Never There for Her
It’s no mitzvah to stay quiet in a painful situation unless you possess the spiritual and emotional strength to hang in there without becoming sad, angry or neurotic...
Joe wants to know why his wife is always so sad and uninterested in him. He provides her with a great standard of living. He buys her gifts and tells her how much he loves her. Why is she so glum?
Sally says her husband is a “great guy.” It’s not that her husband is unfaithful. He’s not. It’s not that he doesn’t love her. He does. The problem is that Joe’s love for his wife is not adult love based on mutual need gratification; it’s a dependent love where he expects his wife to take care of him like a mother.

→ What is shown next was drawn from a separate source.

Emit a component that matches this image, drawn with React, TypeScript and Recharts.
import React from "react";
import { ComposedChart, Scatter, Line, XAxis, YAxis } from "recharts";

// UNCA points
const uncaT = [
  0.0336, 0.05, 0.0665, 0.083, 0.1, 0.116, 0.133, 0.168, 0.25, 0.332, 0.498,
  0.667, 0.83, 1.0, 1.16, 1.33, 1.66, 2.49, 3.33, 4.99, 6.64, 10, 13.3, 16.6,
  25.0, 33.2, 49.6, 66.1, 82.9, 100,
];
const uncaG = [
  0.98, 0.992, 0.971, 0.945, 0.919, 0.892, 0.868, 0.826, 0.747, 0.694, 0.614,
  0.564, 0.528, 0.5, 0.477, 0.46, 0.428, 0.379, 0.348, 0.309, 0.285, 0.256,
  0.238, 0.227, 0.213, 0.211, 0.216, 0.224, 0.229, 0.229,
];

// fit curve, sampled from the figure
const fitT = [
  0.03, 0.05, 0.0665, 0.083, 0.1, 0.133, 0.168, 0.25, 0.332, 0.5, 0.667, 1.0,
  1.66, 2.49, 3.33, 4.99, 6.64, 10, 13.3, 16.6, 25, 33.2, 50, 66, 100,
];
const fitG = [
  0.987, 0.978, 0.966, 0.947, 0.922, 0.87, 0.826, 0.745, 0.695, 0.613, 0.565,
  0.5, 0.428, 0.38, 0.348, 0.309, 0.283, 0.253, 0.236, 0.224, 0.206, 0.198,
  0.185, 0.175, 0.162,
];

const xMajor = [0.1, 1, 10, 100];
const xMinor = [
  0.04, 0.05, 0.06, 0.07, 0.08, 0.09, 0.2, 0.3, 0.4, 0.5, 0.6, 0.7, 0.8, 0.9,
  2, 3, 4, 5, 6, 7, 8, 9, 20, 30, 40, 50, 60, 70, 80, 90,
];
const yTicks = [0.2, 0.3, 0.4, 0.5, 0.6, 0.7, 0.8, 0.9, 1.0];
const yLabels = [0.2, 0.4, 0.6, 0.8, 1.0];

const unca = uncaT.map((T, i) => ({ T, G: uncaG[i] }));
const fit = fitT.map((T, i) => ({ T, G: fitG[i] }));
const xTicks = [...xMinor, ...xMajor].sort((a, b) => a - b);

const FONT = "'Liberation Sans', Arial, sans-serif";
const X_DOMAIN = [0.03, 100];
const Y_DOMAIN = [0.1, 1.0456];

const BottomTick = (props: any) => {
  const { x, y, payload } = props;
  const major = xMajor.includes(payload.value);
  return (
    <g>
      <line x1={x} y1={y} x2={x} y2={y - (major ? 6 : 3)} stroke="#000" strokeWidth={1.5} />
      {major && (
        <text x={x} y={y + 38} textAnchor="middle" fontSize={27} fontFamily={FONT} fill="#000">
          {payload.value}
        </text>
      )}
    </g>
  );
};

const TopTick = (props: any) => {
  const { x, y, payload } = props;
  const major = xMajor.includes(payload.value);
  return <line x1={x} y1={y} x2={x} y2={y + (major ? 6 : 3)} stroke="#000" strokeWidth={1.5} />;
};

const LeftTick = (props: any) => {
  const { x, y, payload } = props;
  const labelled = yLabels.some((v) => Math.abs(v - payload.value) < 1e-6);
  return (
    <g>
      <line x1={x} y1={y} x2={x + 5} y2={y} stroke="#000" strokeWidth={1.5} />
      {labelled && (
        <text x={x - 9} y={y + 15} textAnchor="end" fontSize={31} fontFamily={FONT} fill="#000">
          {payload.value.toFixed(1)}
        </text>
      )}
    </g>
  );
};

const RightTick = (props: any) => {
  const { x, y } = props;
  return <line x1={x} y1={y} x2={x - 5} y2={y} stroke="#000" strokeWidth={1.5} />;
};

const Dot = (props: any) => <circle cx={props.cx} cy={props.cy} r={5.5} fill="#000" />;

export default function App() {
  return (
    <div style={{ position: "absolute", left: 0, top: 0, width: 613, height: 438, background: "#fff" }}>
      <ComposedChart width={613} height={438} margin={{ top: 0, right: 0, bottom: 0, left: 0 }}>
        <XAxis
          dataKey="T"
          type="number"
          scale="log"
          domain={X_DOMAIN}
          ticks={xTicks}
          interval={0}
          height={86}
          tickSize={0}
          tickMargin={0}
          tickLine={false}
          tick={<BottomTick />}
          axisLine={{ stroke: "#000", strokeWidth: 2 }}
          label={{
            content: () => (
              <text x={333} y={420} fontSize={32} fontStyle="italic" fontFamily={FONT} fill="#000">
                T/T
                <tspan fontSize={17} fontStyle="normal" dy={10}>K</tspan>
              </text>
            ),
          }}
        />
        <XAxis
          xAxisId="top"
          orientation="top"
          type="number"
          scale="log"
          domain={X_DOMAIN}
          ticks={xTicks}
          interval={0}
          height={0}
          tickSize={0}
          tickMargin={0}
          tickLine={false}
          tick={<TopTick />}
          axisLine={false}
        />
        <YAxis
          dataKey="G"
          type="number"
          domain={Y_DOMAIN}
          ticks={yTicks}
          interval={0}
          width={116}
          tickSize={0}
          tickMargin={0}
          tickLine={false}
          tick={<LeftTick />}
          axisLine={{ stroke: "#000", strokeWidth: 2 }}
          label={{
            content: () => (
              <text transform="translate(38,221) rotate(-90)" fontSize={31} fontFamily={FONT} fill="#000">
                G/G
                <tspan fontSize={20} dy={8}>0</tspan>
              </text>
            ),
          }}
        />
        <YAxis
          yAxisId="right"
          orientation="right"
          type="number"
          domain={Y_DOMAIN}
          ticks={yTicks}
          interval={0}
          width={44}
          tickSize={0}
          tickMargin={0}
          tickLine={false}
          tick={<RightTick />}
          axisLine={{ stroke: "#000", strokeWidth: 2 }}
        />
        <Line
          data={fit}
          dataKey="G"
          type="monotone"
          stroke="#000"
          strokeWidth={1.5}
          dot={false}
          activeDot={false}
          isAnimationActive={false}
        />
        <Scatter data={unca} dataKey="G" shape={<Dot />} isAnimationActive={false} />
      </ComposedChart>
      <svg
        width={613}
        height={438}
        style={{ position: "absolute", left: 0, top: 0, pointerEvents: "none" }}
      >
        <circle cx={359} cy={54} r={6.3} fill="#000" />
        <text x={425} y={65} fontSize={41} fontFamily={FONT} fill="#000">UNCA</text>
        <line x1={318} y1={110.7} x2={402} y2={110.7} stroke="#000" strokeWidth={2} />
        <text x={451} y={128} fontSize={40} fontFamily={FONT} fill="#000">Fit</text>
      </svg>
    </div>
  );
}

A man who is always busy with his business, his choir, his jogging, his computer, his friends, his weight lifting, his traveling, HIMSELF – will never be able to have a happy marriage.

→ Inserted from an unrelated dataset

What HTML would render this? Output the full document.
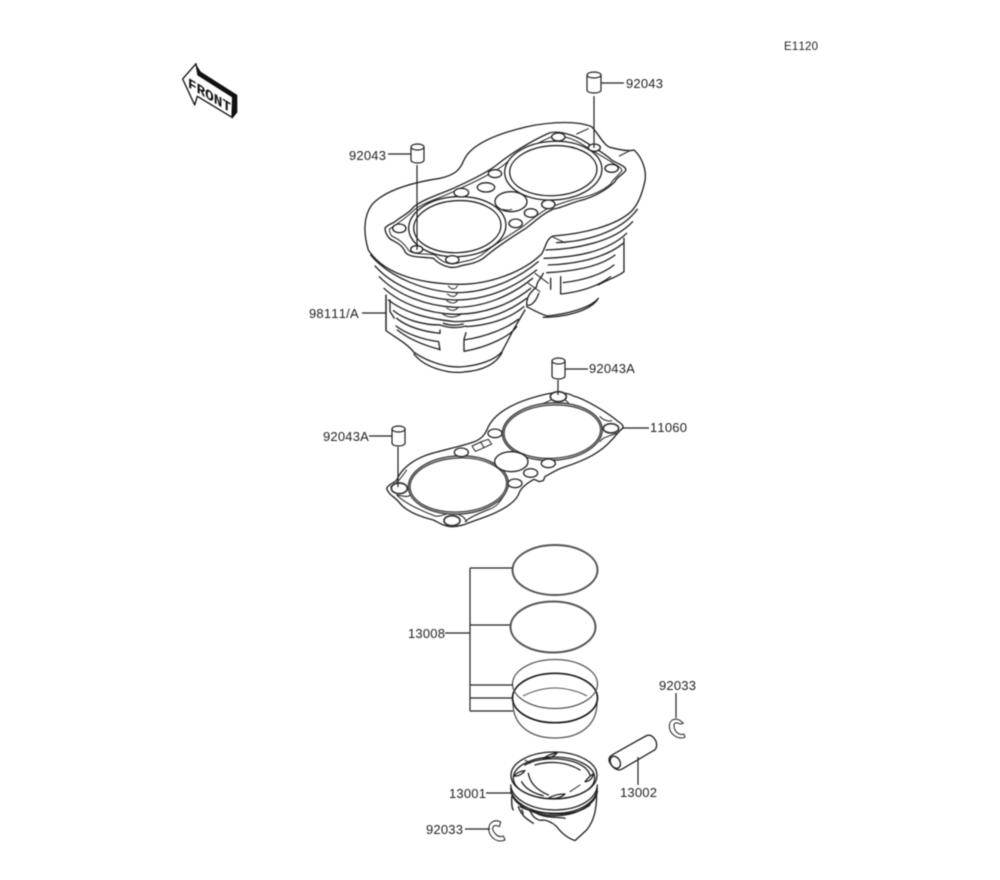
<!DOCTYPE html>
<html><head><meta charset="utf-8"><style>
html,body{margin:0;padding:0;background:#fff}
svg{display:block;filter:blur(.45px)}
text{font-family:"Liberation Sans",sans-serif;font-size:13px;fill:#222;letter-spacing:.2px;font-kerning:none}
.l{stroke:#222;stroke-width:1.2;fill:none}
.z{fill:none;stroke:#222;stroke-width:4;stroke-linecap:round;stroke-linejoin:round}
.t{stroke-width:3}
.f{fill:#fff}
</style></head><body>
<svg width="1000" height="880" viewBox="0 0 1000 880" xmlns="http://www.w3.org/2000/svg">
<rect width="1000" height="880" fill="#fff"/>
<text x="784" y="50" style="font-size:11.5px">E1120</text>

<!-- FRONT arrow -->
<g transform="translate(170,55) scale(.3333)">
<path d="M76,24 L92,50 L202,120 L202,172 L186,192 L186,135 L80,62Z" fill="#111"/>
<path d="M38,72 L78,26 L84,60 L188,126 L186,187 L82,124 L74,150Z" fill="#fff" stroke="#111" stroke-width="4" stroke-linejoin="round"/>
<text transform="matrix(1,.6,0,1,54,96)" style="font-family:'Liberation Mono',monospace;font-weight:bold;font-size:43px;fill:#111;letter-spacing:0">FRONT</text>
</g>

<!-- Cylinder -->
<g transform="translate(340,110) scale(.3333)">
<path class="z" d="M852,385 L852,485 C835,500 800,510 775,525 M775,565 C750,595 680,612 622,618 C600,612 580,600 560,590"/>
<path class="z" d="M610,622 C670,622 745,605 772,570"/>
<path class="z" d="M650,398 C730,395 840,370 892,298"/>
<path class="z" d="M618,420 C700,418 820,398 878,335"/>
<path class="z" d="M612,445 C700,442 800,428 860,370"/>
<path class="z" d="M625,465 C700,462 790,448 850,400"/>
<path class="z" d="M620,488 C700,484 780,470 825,435"/>
<path class="z" d="M670,518 C720,512 780,498 822,465"/>
<path class="z" d="M665,552 C715,546 770,532 812,500"/>
<path class="z" d="M662,500 L662,552 M632,505 L632,538 M610,490 C600,510 590,515 590,530 C575,545 560,555 560,585 C575,590 590,570 596,550"/>
<path class="z t" d="M585,490 L625,520 M565,520 L600,545"/>
<path class="z" d="M600,432 C560,440 510,458 470,500"/>
<path class="z t" d="M490,470 L515,462 M640,382 L675,398"/>
<path class="z f" d="M85,420 C70,370 70,320 95,285 C130,245 200,220 300,205 C345,195 360,180 372,150 C390,110 450,80 530,58 C600,38 700,28 755,50 C775,70 790,105 810,112 C840,120 865,125 882,120 C905,140 925,185 912,225 C905,255 895,280 878,300 C830,350 720,372 640,378 C620,385 620,405 605,432 C550,485 450,525 350,523 C230,520 130,490 85,420Z"/>
<path class="z t" d="M710,72 L745,56 M838,138 L870,122"/>
<path class="z" d="M92,435 C150,505 260,545 350,548 C440,548 530,510 595,455"/>
<path class="z" d="M105,468 C160,530 260,568 345,570 C440,570 520,535 590,480"/>
<path class="z" d="M118,500 C170,555 260,588 345,592 C430,592 510,560 578,505"/>
<path class="z" d="M132,535 C180,580 260,610 345,613 C430,613 510,585 572,535"/>
<path class="z" d="M145,570 C190,605 250,625 345,635 C430,635 500,610 560,565"/>
<path class="z" d="M160,602 C195,630 250,645 300,645 M380,650 C450,645 510,625 552,590"/>
<path class="z" d="M300,645 C330,655 350,655 378,648 M310,640 C330,647 350,647 370,642"/>
<path class="z" d="M168,648 C200,672 250,690 296,695 L300,720 M172,660 C210,690 260,708 298,718"/>
<path class="z" d="M170,625 C200,650 250,665 300,670 L300,660 M372,690 L372,724 M372,690 C440,680 500,655 535,628 M372,724 C440,712 510,680 530,650 M378,668 L372,688"/>
<path class="z" d="M138,555 L138,662 C170,685 200,700 222,727 C270,760 330,775 372,770 C420,765 465,750 486,725 L520,660 L555,600"/>
<path class="z" d="M222,732 C255,775 330,792 372,786 C420,782 465,768 486,728"/>
<path class="z" d="M150,570 L150,605 C155,612 160,620 163,625"/>
<path class="z t" d="M325,528 C335,540 345,540 352,528 M322,552 C335,562 345,562 352,550 M320,572 C335,582 345,582 353,571 M320,594 C335,604 345,604 355,592 M308,612 C325,624 345,624 365,612"/>
<path class="z f" d="M135,355 C140,345 155,342 165,335 C185,318 205,312 222,290 C250,268 300,252 340,235 C395,210 445,185 470,165 C510,132 570,95 625,70 C650,60 700,72 740,98 C770,118 800,135 815,150 C830,160 858,168 858,180 C850,195 830,200 825,215 C800,240 760,262 720,272 C690,280 660,295 640,297 C600,315 575,345 550,360 C510,385 465,415 430,445 C400,465 375,462 355,470 C330,478 300,465 280,445 C255,440 205,445 195,425 C185,400 160,395 148,385 C140,375 135,365 135,355Z"/>
<path class="z t" d="M148,358 C165,345 195,328 225,298 C255,275 310,262 350,240 C400,218 455,190 485,170 C520,140 575,108 630,82 C660,72 700,85 735,108 C765,128 800,145 820,160 C835,168 846,175 846,182 C838,195 820,205 812,222 C785,245 750,258 715,265 C680,272 655,285 632,290 C595,310 568,335 545,352 C505,378 455,408 425,435 C395,455 370,452 352,460 C325,466 305,455 285,435 C260,430 215,435 205,420 C190,395 170,385 155,378 C150,370 148,365 148,358Z"/>
<ellipse class="z f" cx="352" cy="350" rx="146" ry="90" transform="rotate(-3 352 350)"/>
<ellipse class="z" cx="352" cy="350" rx="131" ry="78" transform="rotate(-3 352 350)"/>
<ellipse class="z f" cx="640" cy="182" rx="146" ry="88" transform="rotate(-3 640 182)"/>
<ellipse class="z" cx="640" cy="182" rx="131" ry="75" transform="rotate(-3 640 182)"/>
<g class="z f">
<ellipse cx="178" cy="355" rx="20" ry="13"/><ellipse cx="230" cy="418" rx="18" ry="11"/><ellipse cx="337" cy="449" rx="20" ry="12"/>
<ellipse cx="527" cy="340" rx="20" ry="13"/><ellipse cx="573" cy="309" rx="20" ry="13"/><ellipse cx="625" cy="283" rx="20" ry="13"/>
<ellipse cx="513" cy="275" rx="48" ry="30"/><ellipse cx="465" cy="191" rx="20" ry="12"/><ellipse cx="438" cy="232" rx="26" ry="14"/>
<ellipse cx="364" cy="248" rx="22" ry="13"/><ellipse cx="655" cy="81" rx="20" ry="12"/><ellipse cx="763" cy="113" rx="18" ry="11"/><ellipse cx="815" cy="175" rx="20" ry="12"/>
</g>
<path class="z t" d="M490,298 C500,302 510,300 515,298"/>
</g>

<!-- Head gasket -->
<g transform="translate(370,380) scale(.3333)">
<path class="z f" d="M50,325 C55,312 72,310 80,300 C95,265 130,240 170,225 C210,212 270,200 305,188 C335,178 345,165 355,140 C375,100 430,65 530,42 C560,35 595,38 610,48 C640,55 710,95 745,125 C755,130 762,138 758,145 C745,155 735,170 725,180 C695,215 650,240 580,262 C560,268 535,285 525,290 L520,302 L508,305 L492,298 C470,310 450,325 445,345 C430,375 380,400 320,420 C295,428 275,440 245,440 C225,440 210,430 190,420 C150,410 110,395 90,370 C75,350 55,345 50,325Z"/>
<path class="z t" d="M62,320 C75,315 90,300 110,270 M120,345 C115,355 85,345 80,345 C100,365 135,385 195,408 C210,412 225,400 245,400 C265,402 280,405 290,425 M285,425 C300,410 340,395 365,385 C385,378 405,345 415,320 M600,75 C590,60 580,55 565,55 C545,55 535,65 520,70 M690,110 C700,120 712,125 725,122 M690,185 C700,170 720,168 740,160"/>
<ellipse class="z f" cx="265" cy="315" rx="150" ry="87" transform="rotate(-3 265 315)" style="stroke:#444;stroke-width:4.5"/>
<ellipse class="z" cx="265" cy="315" rx="145" ry="81" transform="rotate(-3 265 315)" style="stroke:#444"/>
<ellipse class="z f" cx="547" cy="155" rx="150" ry="86" transform="rotate(-3 547 155)" style="stroke:#444;stroke-width:4.5"/>
<ellipse class="z" cx="547" cy="155" rx="145" ry="80" transform="rotate(-3 547 155)" style="stroke:#444"/>
<g class="z f">
<ellipse cx="88" cy="325" rx="24" ry="16" style="stroke:#333;stroke-width:5"/><ellipse cx="246" cy="422" rx="24" ry="15" style="stroke:#333;stroke-width:5"/>
<ellipse cx="565" cy="50" rx="24" ry="15" style="stroke:#333;stroke-width:5"/><ellipse cx="723" cy="145" rx="23" ry="14" style="stroke:#333;stroke-width:5"/>
<ellipse cx="435" cy="310" rx="21" ry="13"/><ellipse cx="482" cy="279" rx="21" ry="13"/><ellipse cx="535" cy="250" rx="21" ry="13"/>
<ellipse cx="424" cy="245" rx="50" ry="30"/><ellipse cx="274" cy="217" rx="21" ry="13"/><ellipse cx="375" cy="160" rx="21" ry="13"/>
</g>
<path class="z t" d="M306,198 L332,186 L342,203 L316,214Z M332,186 L355,178 L365,192 L342,203"/>
</g>

<!-- Rings -->
<g fill="none">
<ellipse cx="555" cy="570" rx="42.5" ry="25" stroke="#555" stroke-width="2"/>
<ellipse cx="553" cy="627" rx="42.5" ry="25.5" stroke="#555" stroke-width="2"/>
<path d="M513,703 C513,725 530,738 555,738 C580,738 597,725 597,703" stroke="#555" stroke-width="1.3"/>
<path d="M523,696 C533,691 545,688 555,688 C565,688 578,691 587,696" stroke="#555" stroke-width="1.1"/>
<ellipse cx="555" cy="698" rx="42.5" ry="24.7" stroke="#1a1a1a" stroke-width="1.7"/>
<ellipse cx="555" cy="684" rx="42.5" ry="24.5" stroke="#555" stroke-width="1.3"/>
</g>

<!-- Piston -->
<g transform="translate(480,650) scale(.3333)">
<path class="z" d="M95,440 C95,460 95,475 100,480 M115,470 C125,500 145,510 160,520 M350,430 C350,470 345,510 320,540 L285,572 C265,565 245,550 230,530 C215,515 200,510 185,510 M130,490 L125,480 M150,480 C155,500 175,515 190,510 M170,490 C195,505 235,500 255,505"/>
<path class="z" d="M92,405 C95,445 150,480 225,480 C300,480 350,445 352,405"/>
<path class="z" d="M92,415 C95,455 150,490 225,490 C300,490 350,455 352,415"/>
<path class="z" style="stroke-width:4.5" d="M93,425 C100,462 155,497 225,497 C295,497 345,462 352,425"/>
<path class="z" d="M120,470 C170,495 280,505 330,465"/>
<ellipse class="z f" cx="222" cy="376" rx="129" ry="70"/>
<ellipse class="z" cx="222" cy="384" rx="122" ry="63"/>
<path class="z" d="M135,345 C170,325 230,320 280,335 C310,345 325,360 330,375 M125,395 C135,415 160,430 190,437 M165,345 C210,332 260,335 300,360 M145,370 C150,400 170,420 205,435"/>
<path class="z" d="M102,378 C110,368 125,362 135,362 C128,372 115,380 102,378Z M190,325 C205,315 218,310 232,308 C222,320 205,326 190,325Z M315,395 C325,383 335,375 340,372 C338,385 328,395 315,395Z M205,445 C220,435 240,432 255,432 C245,442 225,448 205,445Z"/>
<path class="z t" d="M135,330 L150,340 M270,425 L300,405"/>
<path class="z f" d="M392,318 C400,312 490,262 500,257 C515,250 530,270 530,285 C530,295 525,300 520,302 L425,358 C410,365 395,350 388,335 C386,328 388,322 392,318Z"/>
<ellipse class="z" cx="406" cy="337" rx="14" ry="19" transform="rotate(-30 406 337)"/>
<path class="z t" d="M610,220 C590,198 568,208 568,228 C568,250 590,270 615,262 L612,252 C595,258 582,242 582,226 C582,218 592,216 600,222 Z"/>
<path class="z t" d="M62,516 C42,505 25,520 26,540 C30,562 50,580 75,570 L70,558 C55,566 40,548 38,536 C38,526 48,524 58,530 Z"/>
</g>

<!-- Dowels -->
<g>
<path class="l" fill="#fff" style="fill:#fff" d="M587,75 L587,90 C587,94 601,94 601,90 L601,75Z"/><ellipse class="l" style="fill:#fff" cx="594" cy="75" rx="7" ry="3"/>
<path class="l" style="fill:#fff" d="M411,147 L411,160 C411,164 424,164 424,160 L424,147Z"/><ellipse class="l" style="fill:#fff" cx="417.5" cy="147" rx="6.5" ry="3"/>
<path class="l" style="fill:#fff" d="M552,361 L552,376 C552,380 565,380 565,376 L565,361Z"/><ellipse class="l" style="fill:#fff" cx="558.5" cy="361" rx="6.5" ry="3"/>
<path class="l" style="fill:#fff" d="M392,429 L392,443 C392,447 405,447 405,443 L405,429Z"/><ellipse class="l" style="fill:#fff" cx="398.5" cy="429" rx="6.5" ry="3"/>
</g>

<!-- Leader lines -->
<path class="l" d="M601,83H624 M594,96V148 M388,154H411 M417,165V250 M362,313H386 M386,295V330 M565,369H588 M558,380V395 M622,428H649 M369,436H392 M398,447V487 M445,633H470 M470,568V711 M470,568H512 M470,625H510 M470,685H513 M470,698H513 M470,711H513 M676,693V718 M638,757V785 M486,793H511 M465,829H490"/>

<!-- Labels -->
<text x="626" y="88">92043</text>
<text x="349" y="160">92043</text>
<text x="309" y="318">98111/A</text>
<text x="589" y="373">92043A</text>
<text x="650" y="432">11060</text>
<text x="323" y="441">92043A</text>
<text x="408" y="638">13008</text>
<text x="659" y="690">92033</text>
<text x="620" y="797">13002</text>
<text x="449" y="798">13001</text>
<text x="426" y="834">92033</text>
</svg>
</body></html>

Sally’s desire for Joe waned and it became increasingly more difficult for her to want to sooth him after a “tough” day when he is never there for her.
Sally felt sad and alone.
Sadness, by the way, is the biggest problem that a person can have; it lasts 240 times longer than any other negative emotion (see recent study). Fear, anxiety, and even humiliation pass much more quickly than sadness does. Why? It’s the nature of people to ruminate about sad events more often than any other type of negative emotion. This is why the Torah considers sadness even worse than sin itself – because it is though sadness that people are led to commit additional sins.
At first when Sally told her husband that they needed marital counseling he refused. Why should they go to some outsider to discuss their personal lives? If she has a problem, she should come to him. They are both intelligent people. He knows as much as any therapist. Together they can resolve whatever comes up.
But the problem was that nothing was getting resolved and Sally was so “polite” that Joe couldn’t see how he was killing his marriage.
I agreed with Sally that it was not her responsibility to get her husband into therapy, but I told her that she needed a way of communicating her real feelings to her husband in a constructive way so that he would better understand how he could help to improve their marriage. She prayed and then shared with him that her desire for him was waning and that she didn’t want it to wane any further. G-d helped Sally and Joe understood that this was something that they couldn’t handle on their own.
It’s important for people to be honest with themselves about what they are able to handle by themselves and what they need assistance with. It’s not a mitzvah (a good deed) to stay quiet in a situation such as Sally’s unless you possess the spiritual and emotional strength to hang in there without becoming sad, angry or experiencing any other very adverse effect. But, if you see that you marriage is crumbling before your eyes, G-d forbid, you have no choice but to act and get the best guidance that you can find.
Joe certainly has the capacity for a great relationship based on the deeper sense of commitment and reciprocity that his wife is yearning for. More than anything else, it is Sally’s yearning for oneness with Joe and her dissatisfaction with his past behavior that is now helping Joe to make corrections in himself. Likewise it was Joe’s self-centered avoidance of his wife that has best helped to strengthen Sally to be more firm with her husband and better able to express her needs to him.